The Travis County D.A. might not buy the argument that that was legal. Texas election law "clearly defines administrative expenses as operating expenses incurred in the normal course of operation of any active organization, whether engaged in politics or not," said an Austin lawyer who specializes in campaign finance. "The law is further defined by a half-dozen opinions from the Texas Ethics Commission." DeLay's PAC spent corporate funds on polling, voter identification, fundraising and candidate recruitment -- hardly routine expenses that would be incurred even by businesses not involved in politics, as Texas law requires. That is, unless TRMPAC's attorneys can convince a jury that Starbucks, say, does political polling, phone banking and candidate recruitment.
Even more explicit in Texas law is the prohibition of the use of corporate money for political fundraising. TRMPAC paid John Colyandro, a former associate of George W. Bush political advisor Karl Rove, a year's salary with corporate funds, said a campaign finance lawyer close to the case. Also, the Texas Observer reported that the Texas PAC spent $130,000 on fundraising.
"Ronnie has a very, very strong case," said the campaign finance lawyer. The case seems to get stronger by the week, as reporters following civil suits filed by a former state representative defeated by TRMPAC turn up documents that suggest what the grand jury must be reviewing in its criminal inquiry.
On Sept. 10, 2002, TRMPAC donated $190,000 in corporate money, which could not be legally used in Texas elections, to the Republican National Committee. On Oct. 4, the RNC sent $190,000 that could legally be used in Texas to TRMPAC's Jim Ellis, with instructions to distribute the money to seven candidates in Texas. If the case ever gets to court, jurors will be told that the check was left blank for Ellis to fill in, which doesn't look good. Prosecutors will allege a classic soft-money-in/hard-money-out deal, though TRMPAC attorneys contend that the $190,000 up and $190,000 back was a coincidence.
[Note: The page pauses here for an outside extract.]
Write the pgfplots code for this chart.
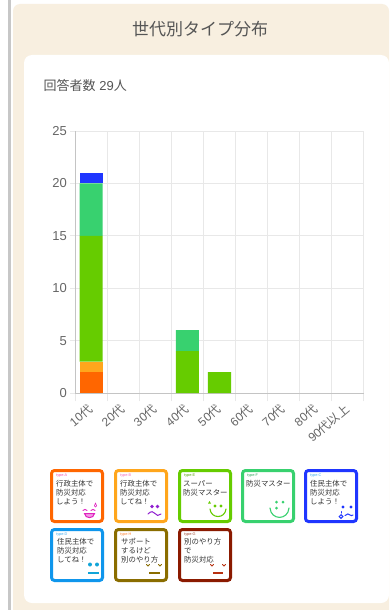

In addition, documentation of 14 TRMPAC checks totaling $152,000 that Craddick personally distributed to 14 Republican candidates has surfaced in the civil case. An e-mail from Colyandro directed TRMPAC's accountant to send the checks to Craddick. Craddick insists that the 14 candidates were already supporting him, so he was not cultivating their favor and therefore not violating the speaker's statute. (He has retained an Austin attorney who specializes in defending elected officials facing public corruption charges.)
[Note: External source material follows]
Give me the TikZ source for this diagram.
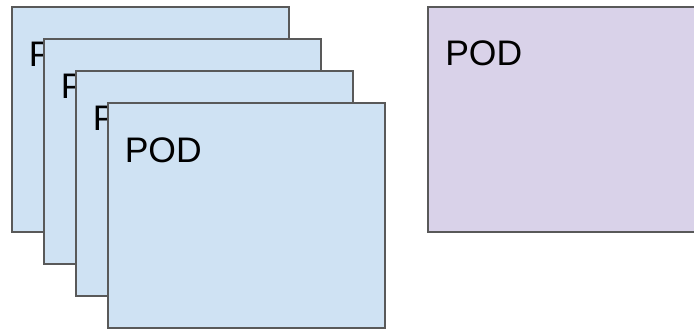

On March 3, Laylan Copelin, an Austin American-Statesman reporter, found another discrepancy certain to catch the attention of the district attorney: "The Republican Majority committee has said it didn't report the $600,000 to state election authorities because it was spent on the committee's administrative expenses ... Yet the committee's 2002 tax return lists $1.6 million -- instead of the $900,000 -- as 'activities related to support for state Legislature and statewide offices in the state of Texas.'" The numbers don't add up and lawyers and accountants for DeLay's Texas PAC are going to have a hard time coming up with proof they had enough legal (hard dollars raised from individuals) money to cover all they spent on the 2002 Texas election.
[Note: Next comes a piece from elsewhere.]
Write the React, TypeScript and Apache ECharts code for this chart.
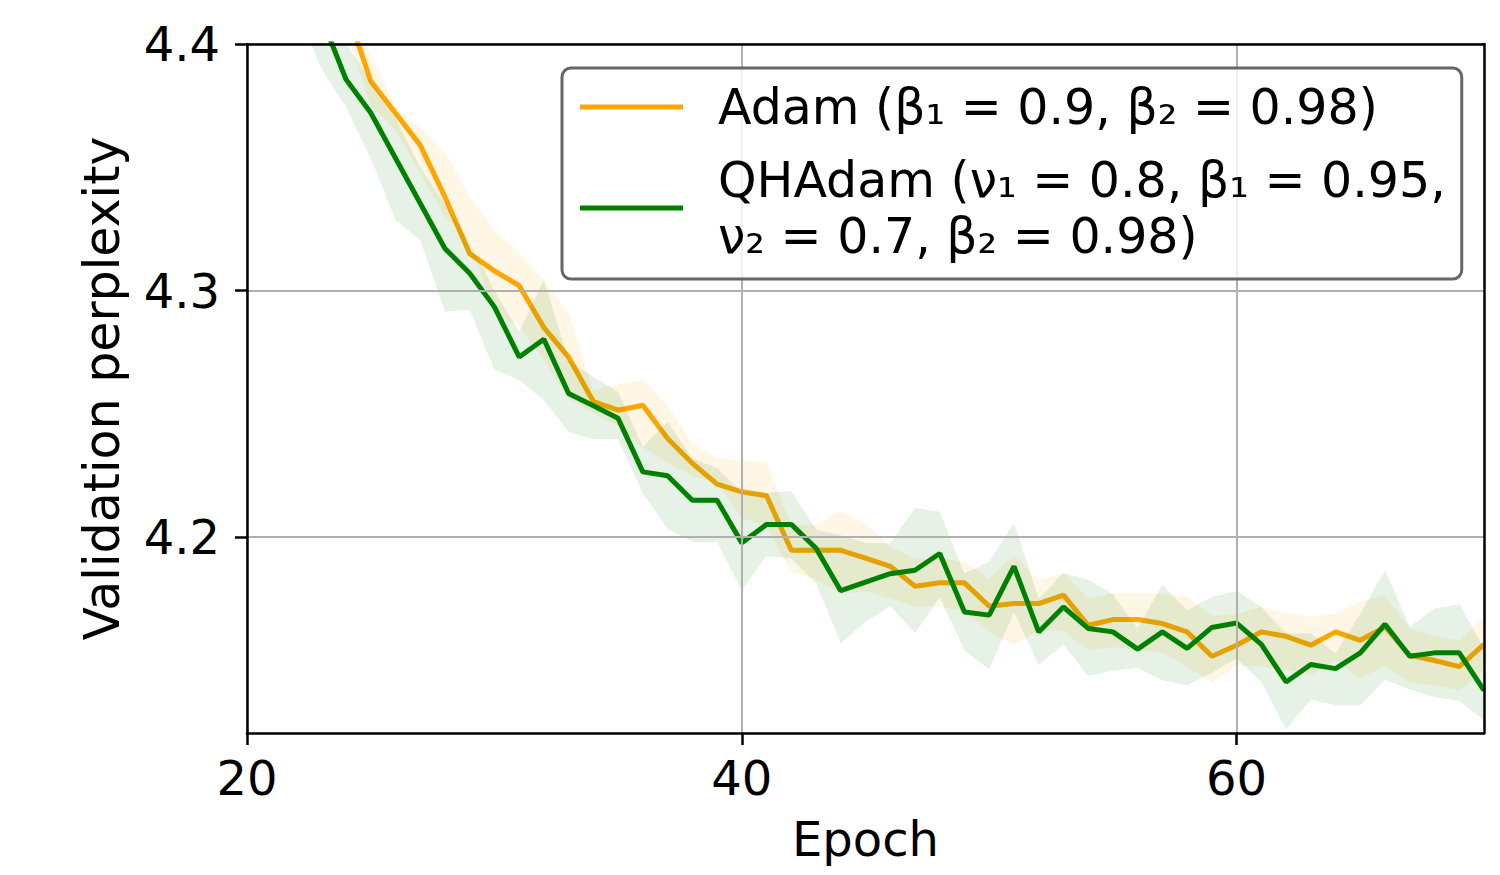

All of this makes the notorious Sharpstown scandal look like a parochial pissing match in the political backwater Texas of 30 years ago. Tom DeLay is the majority leader of the U.S. House. He achieved that position by using his federal PAC to elect Republican representatives indebted to him because he provided the money that put them in office. He is grooming himself to replace Speaker of the House Denny Hastert. And the House is likely to remain in Republican (read: Tom DeLay's) control for years.